§ **What you have to do**
Give the number of lines in the records below that include "chart", and nothing more.

§ **Input rows**
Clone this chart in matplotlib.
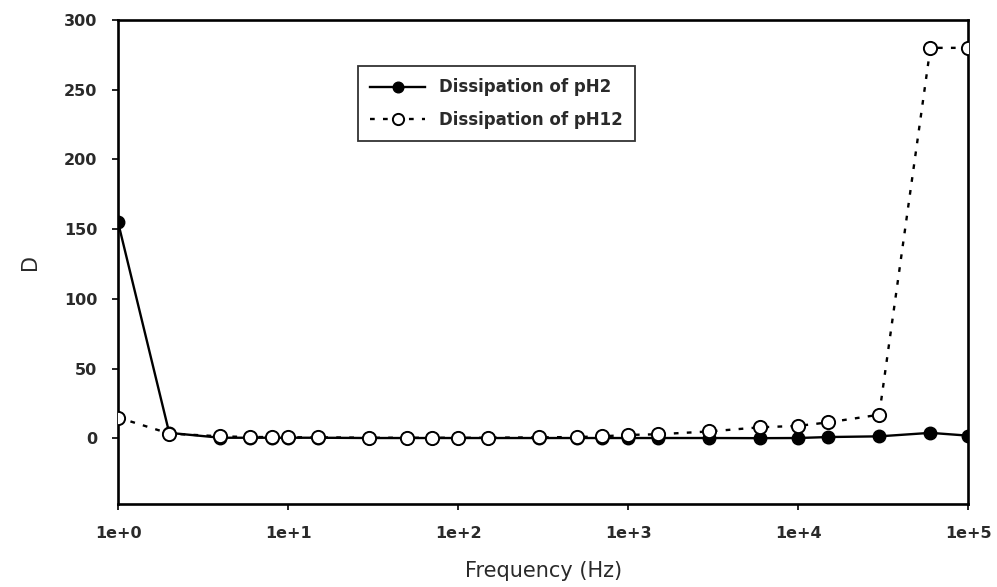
import numpy as np
import matplotlib
matplotlib.use("Agg")
import matplotlib.pyplot as plt
from matplotlib.ticker import FixedLocator, NullLocator

# frequency (Hz) and dissipation readings
freq = [1, 2, 4, 6, 8, 10, 15, 30, 50, 70, 100, 150, 300, 500, 700,
        1000, 1500, 3000, 6000, 10000, 15000, 30000, 60000, 100000]
d_ph2 = [155, 4, 0.5, 0.5, 0.5, 0.5, 0.5, 0.3, 0.3, 0.3, 0.3, 0.3, 0.3, 0.3, 0.3,
         0.3, 0.3, 0.3, 0.2, 0.3, 1, 1.5, 4, 2]
d_ph12 = [15, 3.5, 1.5, 1, 1, 0.8, 0.8, 0.5, 0.5, 0.5, 0.5, 0.5, 0.8, 1, 1.5,
          2.5, 3, 5, 8, 9, 11.5, 17, 280, 280]
xtick_vals = [1, 10, 100, 1000, 10000, 100000]
xtick_labels = ["1e+0", "1e+1", "1e+2", "1e+3", "1e+4", "1e+5"]
ytick_vals = [0, 50, 100, 150, 200, 250, 300]

plt.rcParams['font.family'] = ['DejaVu Sans']

fig = plt.figure(figsize=(9.97, 5.87), dpi=100)
ax = fig.add_axes([0.1184, 0.1414, 0.8526, 0.8246])

ax.plot(freq, d_ph2, '-', color='black', lw=1.7, marker='o', ms=9,
        mfc='black', mec='black', label='Dissipation of pH2', zorder=3)
ax.plot(freq, d_ph12, color='black', lw=1.7, ls=(0, (2, 3.5)), marker='o', ms=9.5,
        mfc='white', mec='black', mew=1.4, label='Dissipation of pH12', zorder=4)

ax.set_xscale('log')
ax.set_xlim(1, 100000)
ax.set_ylim(-47, 300)
ax.xaxis.set_major_locator(FixedLocator(xtick_vals))
ax.xaxis.set_minor_locator(NullLocator())
ax.set_xticklabels(xtick_labels)
ax.set_yticks(ytick_vals)

for s in ax.spines.values():
    s.set_linewidth(1.9)
ax.tick_params(direction='out', length=4, width=1.2, labelsize=11.5)
ax.tick_params(axis='x', pad=12)
ax.tick_params(axis='y', pad=11)
for t in ax.get_xticklabels() + ax.get_yticklabels():
    t.set_fontweight('bold')
    t.set_color('#2a2a2a')

ax.set_xlabel("Frequency (Hz)", fontsize=15, labelpad=14, color='#2a2a2a')
ax.set_ylabel("D", fontsize=15, labelpad=17, color='#2a2a2a')

leg = ax.legend(loc='upper left', bbox_to_anchor=(0.282, 0.905), fontsize=12,
                frameon=True, fancybox=False, edgecolor='black', handlelength=3.3,
                borderpad=0.75, labelspacing=0.85, handletextpad=0.8, borderaxespad=0,
                markerscale=0.85)
leg.get_frame().set_linewidth(1.3)
for t in leg.get_texts():
    t.set_fontweight('bold')
    t.set_color('#2a2a2a')

fig.savefig("out.png", dpi=100)
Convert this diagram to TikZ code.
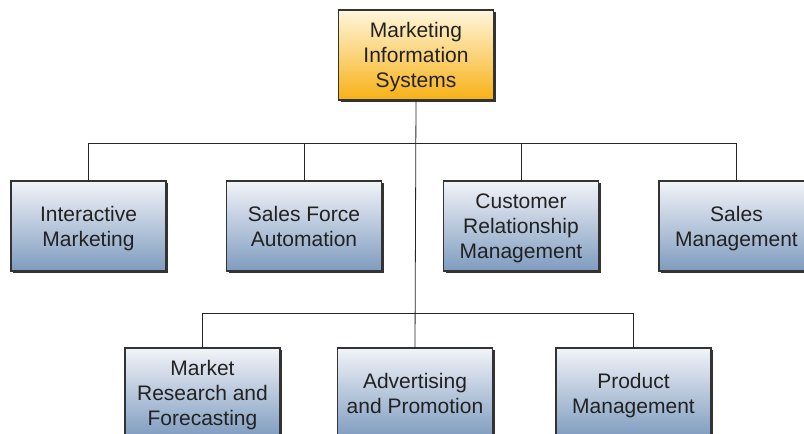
\documentclass[tikz,border=0pt]{standalone}
\usepackage{fontspec}
\setmainfont{Liberation Sans}
\usepackage{xcolor}
\usetikzlibrary{positioning,shadows,calc}
\definecolor{BoxTop}{HTML}{F2F4F8}
\definecolor{BoxBot}{HTML}{7E9BBF}
\definecolor{HeadTop}{HTML}{FFF6DC}
\definecolor{HeadBot}{HTML}{F7B115}
\definecolor{TextDark}{HTML}{222222}
\definecolor{LineDark}{HTML}{333333}

\begin{document}
\begin{tikzpicture}[x=1pt,y=1pt,
          every node/.style={font=\fontsize{21}{25}\selectfont},
          unit/.style={draw=LineDark,line width=1.1pt,top color=BoxTop,bottom color=BoxBot,
            minimum width=155pt,minimum height=90pt,inner sep=2pt,outer sep=0pt,
            text depth=0pt,align=center,text=TextDark,
            drop shadow={shadow xshift=2.2pt,shadow yshift=-2.2pt,fill=black!80,opacity=1}},
          head/.style={unit,top color=HeadTop,bottom color=HeadBot},
          ln/.style={draw=black!85,line width=0.8pt}]
        \useasboundingbox (0,0) rectangle (804,-434);
        % top of the chart
        \node[head] (mis) at (416,-55) {Marketing\\Information\\Systems};
        % first row
        \node[unit] (im)  at (88.5,-226)  {Interactive\\Marketing};
        \node[unit] (sfa) at (304,-226)   {Sales Force\\Automation};
        \node[unit] (crm) at (521,-226)   {Customer\\Relationship\\Management};
        \node[unit] (sm)  at (736.5,-226) {Sales\\Management};
        % second row
        \node[unit] (mrf) at (202.5,-393) {Market\\Research and\\Forecasting};
        \node[unit] (adv) at (415,-393)   {Advertising\\and Promotion};
        \node[unit] (pm)  at (633.5,-393) {Product\\Management};
        % connectors
        \coordinate (bus1) at (0,-143);
        \coordinate (bus2) at (0,-313);
        \draw[ln] (mis.south) -- (adv.north);
        \draw[ln] (im.north) |- (bus1 -| sm.north) -- (sm.north);
        \draw[ln] (sfa.north) -- (sfa.north |- bus1);
        \draw[ln] (crm.north) -- (crm.north |- bus1);
        \draw[ln] (mrf.north) |- (bus2 -| pm.north) -- (pm.north);
      \end{tikzpicture}
\end{document}
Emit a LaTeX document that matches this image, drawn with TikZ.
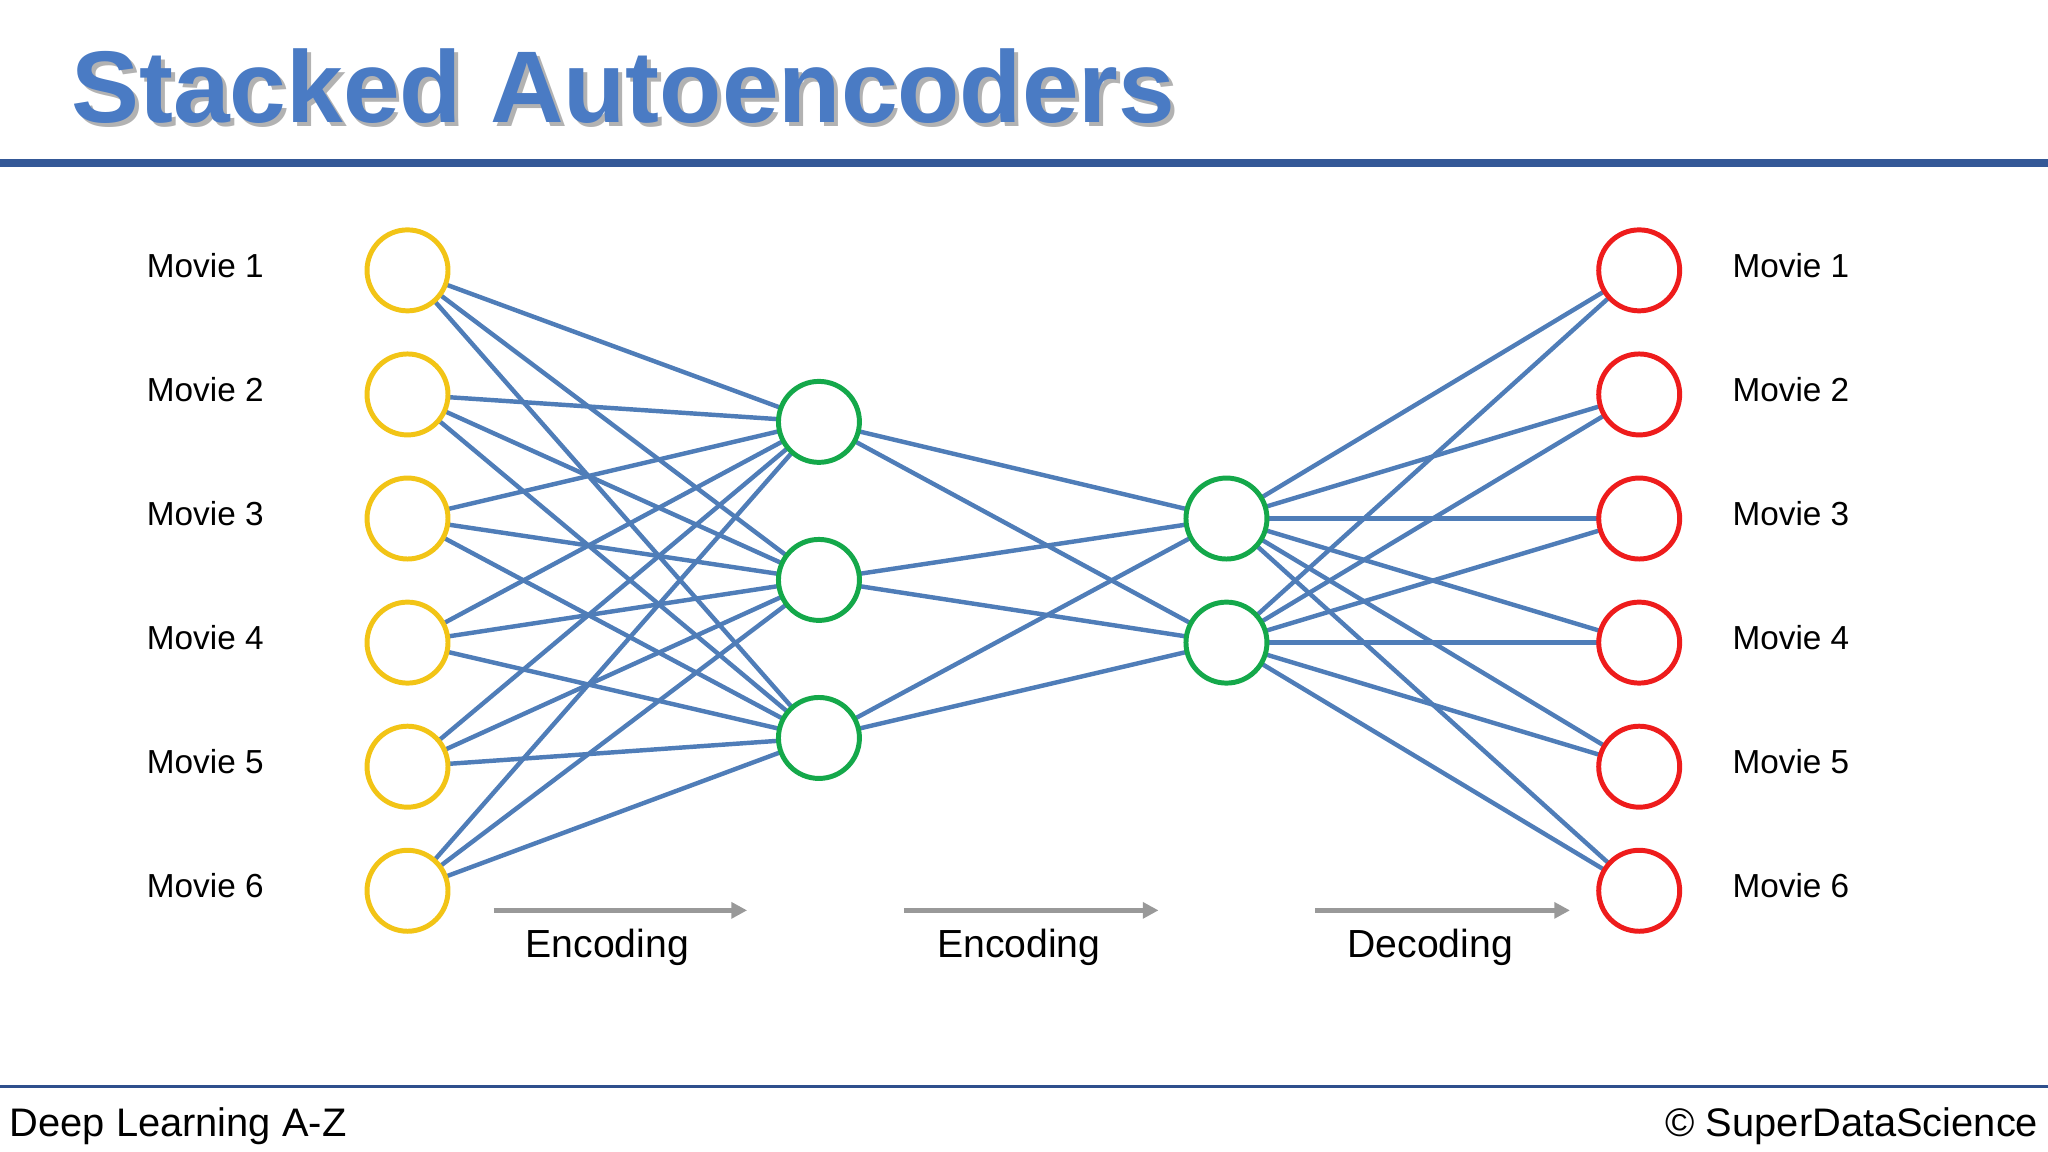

§ **The reply**
2